Preliminary and Open Championship competitions are judged by at least 3 adjudicators (Judges) and at regional, national and world "Oireachtas" competitions, there can be 5 or more. Because of the subjective nature of judging, the varying scales used by each judge, and fact that the scores of 3 dances must be combined to determine overall placing, an additional [Irish Points] method of scoring is used. Each individual adjudicator derives from their own scoring, a final placing. Ties in these placings are discouraged but do happen. Each of the placings from 1st to 50th are assigned an Irish Point Value, which when combined with the other adjudicators, determines final placing. The Irish Points per individually judged place are vaguely logarithmic, in that 1st == 100 points, 2nd == 75, 3rd == 65 etc, until 50th == 1. This gives higher marks by single judges more weight than average marks by more judges.

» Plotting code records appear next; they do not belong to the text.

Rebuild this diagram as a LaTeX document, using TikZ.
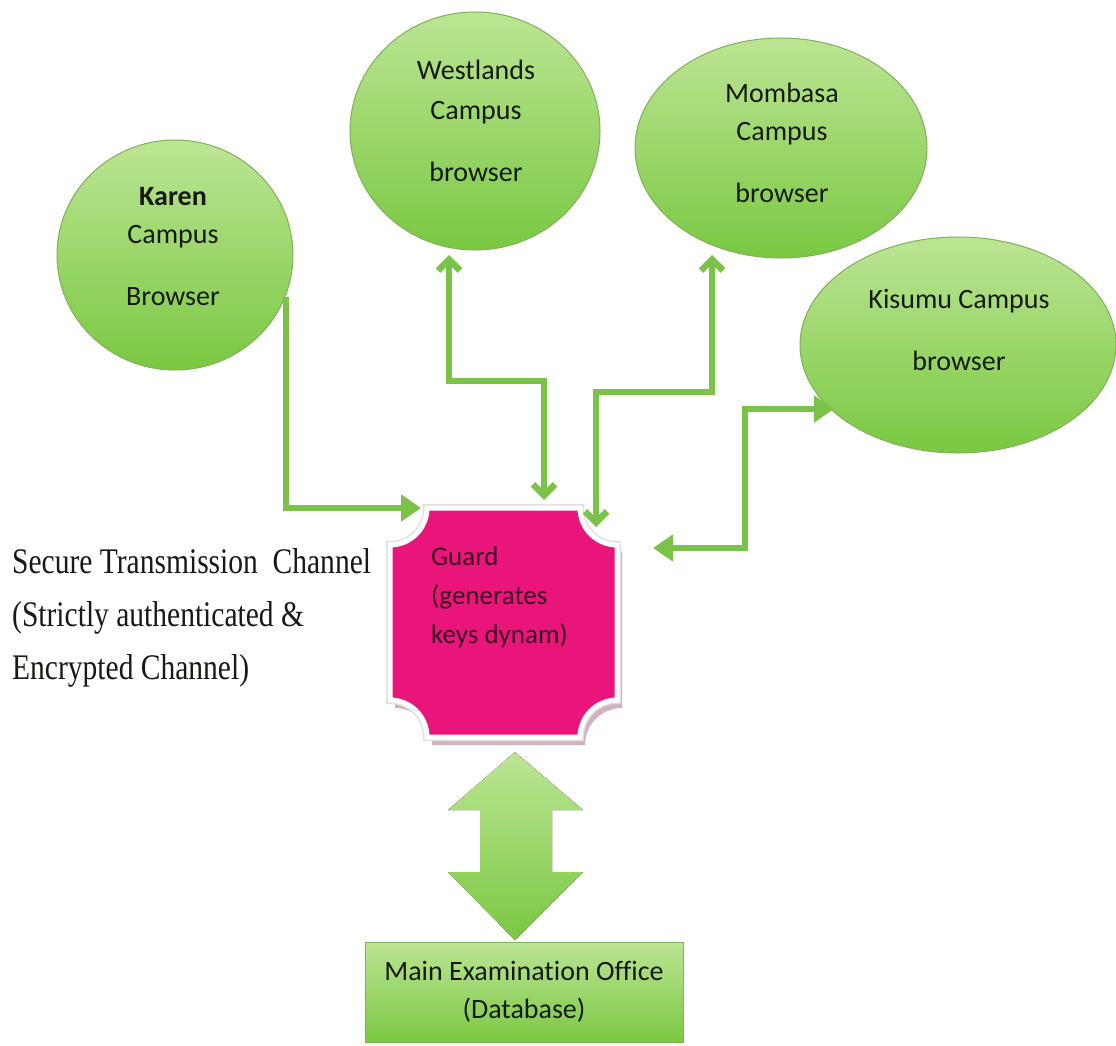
\documentclass[tikz,border=0pt]{standalone}
\usepackage{fontspec}
\setmainfont{Carlito}[Ligatures=NoCommon]
\newfontfamily\chanfont[FakeStretch=0.82]{Liberation Serif}
\usetikzlibrary{arrows.meta,shapes.geometric}

\definecolor{lnk}{RGB}{122,194,72}
\definecolor{bubTop}{RGB}{188,229,148}
\definecolor{bubBot}{RGB}{122,200,66}
\definecolor{bubEdge}{RGB}{128,176,88}
\definecolor{guardPink}{RGB}{233,21,123}
\definecolor{guardShade}{RGB}{208,178,192}
\definecolor{ink}{RGB}{22,26,18}
\definecolor{guardInk}{RGB}{60,8,34}

\tikzset{
  campus/.style={ellipse, draw=bubEdge, line width=1pt,
    top color=bubTop, bottom color=bubBot, inner sep=0},
  lbl/.style={font=\fontsize{28}{38}\selectfont, text=ink, align=center, inner sep=0},
  link/.style={draw=lnk, line width=6.5pt},
  barb/.style={arrows={{Straight Barb[length=11,width=22]}-{Straight Barb[length=11,width=22]}}},
  solidtip/.style={arrows={-{Triangle[length=20,width=26]}}},
  solidboth/.style={arrows={{Triangle[length=20,width=26]}-{Triangle[length=20,width=26]}}},
  guardshape/.pic={
    \path[pic actions] (427,-508) -- (580,-508)
      arc[start angle=180,end angle=270,radius=37] -- (617,-700)
      arc[start angle=90,end angle=180,radius=37] -- (427,-737)
      arc[start angle=0,end angle=90,radius=37] -- (390,-545)
      arc[start angle=270,end angle=360,radius=37] -- cycle;
  }
}

\begin{document}
\begin{tikzpicture}[x=1pt,y=1pt]
\useasboundingbox[fill=white] (0,0) rectangle (1116,-1046);

% campus bubbles
\node[campus, minimum width=236, minimum height=230] (karen) at (175,-255) {};
\node[campus, minimum width=250, minimum height=238] (westlands) at (475,-131) {};
\node[campus, minimum width=292, minimum height=220] (mombasa) at (781,-148) {};
\node[campus, minimum width=316, minimum height=216] (kisumu) at (958,-345) {};

\node[lbl] (karen-t) at (173,-247) {\textbf{Karen}\\Campus\\[24pt]Browser};
\node[lbl] (westlands-t) at (476,-121) {Westlands\\[2pt]Campus\\[24pt]browser};
\node[lbl] (mombasa-t) at (782,-143) {Mombasa\\Campus\\[24pt]browser};
\node[lbl] (kisumu-t) at (959,-330) {Kisumu Campus\\[24pt]browser};

% connector end points
\coordinate (karen-out) at (286,-297);
\coordinate (guard-k) at (421,-508);
\coordinate (west-in) at (449,-255);
\coordinate (guard-w) at (544,-500);
\coordinate (mom-in) at (712,-255);
\coordinate (guard-m) at (596,-527);
\coordinate (kis-in) at (834,-409);
\coordinate (guard-s) at (653,-548);

% double arrow to the database
\fill[top color=bubTop, bottom color=bubBot]
  (515,-752) -- (583,-810) -- (552,-810) -- (552,-872) -- (583,-872)
  -- (515,-940) -- (448,-872) -- (480,-872) -- (480,-810) -- (448,-810) -- cycle;

% guard
\pic[fill=guardShade] at (5,-8) {guardshape};
\pic[draw=black!12, line width=8pt] at (0,0) {guardshape};
\pic[draw=white, line width=5pt, fill=guardPink] at (0,0) {guardshape};
\node[minimum width=227, minimum height=229, inner sep=0] (guard) at (503.5,-622.5) {};
\node[lbl, align=left, anchor=west, text=guardInk, font=\fontsize{27}{39}\selectfont]
  (guard-t) at (431,-597.5) {Guard\\(generates\\keys dynam)};

% connectors
\draw[link, solidtip] (karen-out) |- (guard-k);
\draw[link, barb] (west-in) -- ++(0,-126) -| (guard-w);
\draw[link, barb] (mom-in) -- ++(0,-137) -| (guard-m);
\draw[link, solidboth] (kis-in) -| ++(-89,-139) -- (guard-s);

% database
\node[draw=bubEdge, line width=1pt, top color=bubTop, bottom color=bubBot,
  minimum width=318, minimum height=100, inner sep=0, align=center,
  font=\fontsize{28}{38}\selectfont, text=ink] (office) at (524,-992)
  {Main Examination Office\\(Database)};

% channel note
\node[anchor=west, inner sep=0, align=left, text=ink,
  font=\chanfont\fontsize{36}{53}\selectfont] (channel) at (12,-618)
  {Secure Transmission~ Channel\\(Strictly authenticated \&\\Encrypted Channel)};
\end{tikzpicture}
\end{document}
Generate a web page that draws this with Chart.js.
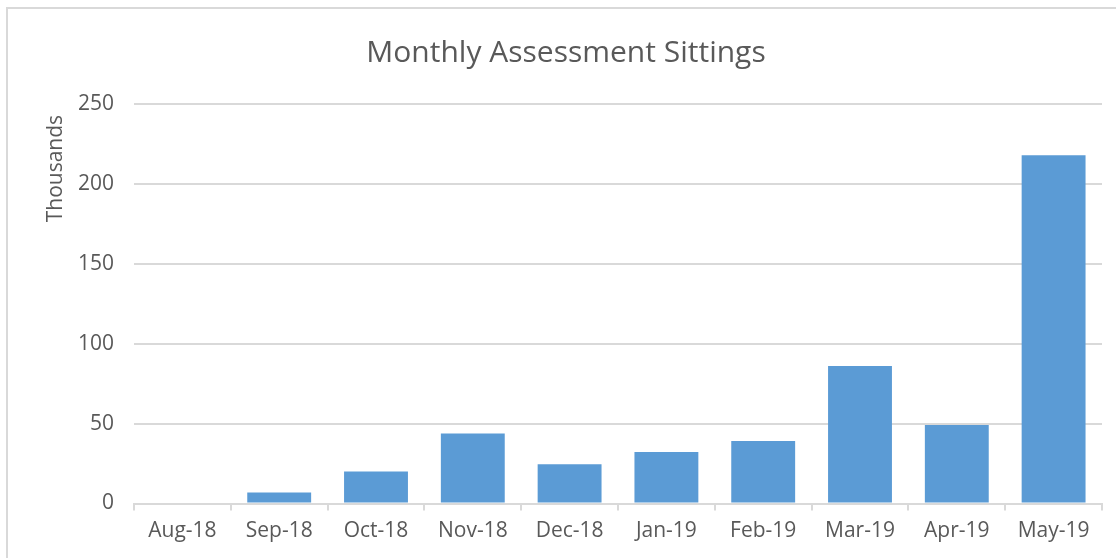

Complete List of Irish Points:

 1st 100 11th 41 21st 30 31st 20 41st 10
 2nd  75 12th 39 22nd 29 32nd 19 42nd  9
 3rd  65 13th 38 23rd 28 33rd 18 43rd  8
 4th  60 14th 37 24th 27 34th 17 44th  7
 5th  56 15th 36 25th 26 35th 16 45th  6
 6th  53 16th 35 26th 25 36th 15 46th  5
 7th  50 17th 34 27th 24 37th 14 47th  4
 8th  47 18th 33 28th 23 38th 13 48th  3
 9th  45 19th 32 29th 22 39th 12 49th  2
10th  43 20th 31 30th 21 40th 11 50th  1

In a 3 judge competition it is almost impossible to Not get first with 2 judges agreeing that 1st place is warranted, since with 200 Irish points, the 3rd judge would need to place a dance 7th or worse to overcome the 25 point bonus between 1st and 2nd. This scoring method helps ensure that a single bad adjudicator does not unfairly ruin the results. At a standard 3 judge Feis competition, a unanimous 1st place score is 300 (100 from each judge). At Regional Oireachtas competitions, there are 5 judges who rate all three dance programs, creating the possibility of a perfect score of 500. At the World Championship Oireachtas (Oireachtas Rince na Cruinne), there are 7 judges, which means that 700 would be perfect if all 7 judges agree that one dancer performed the best.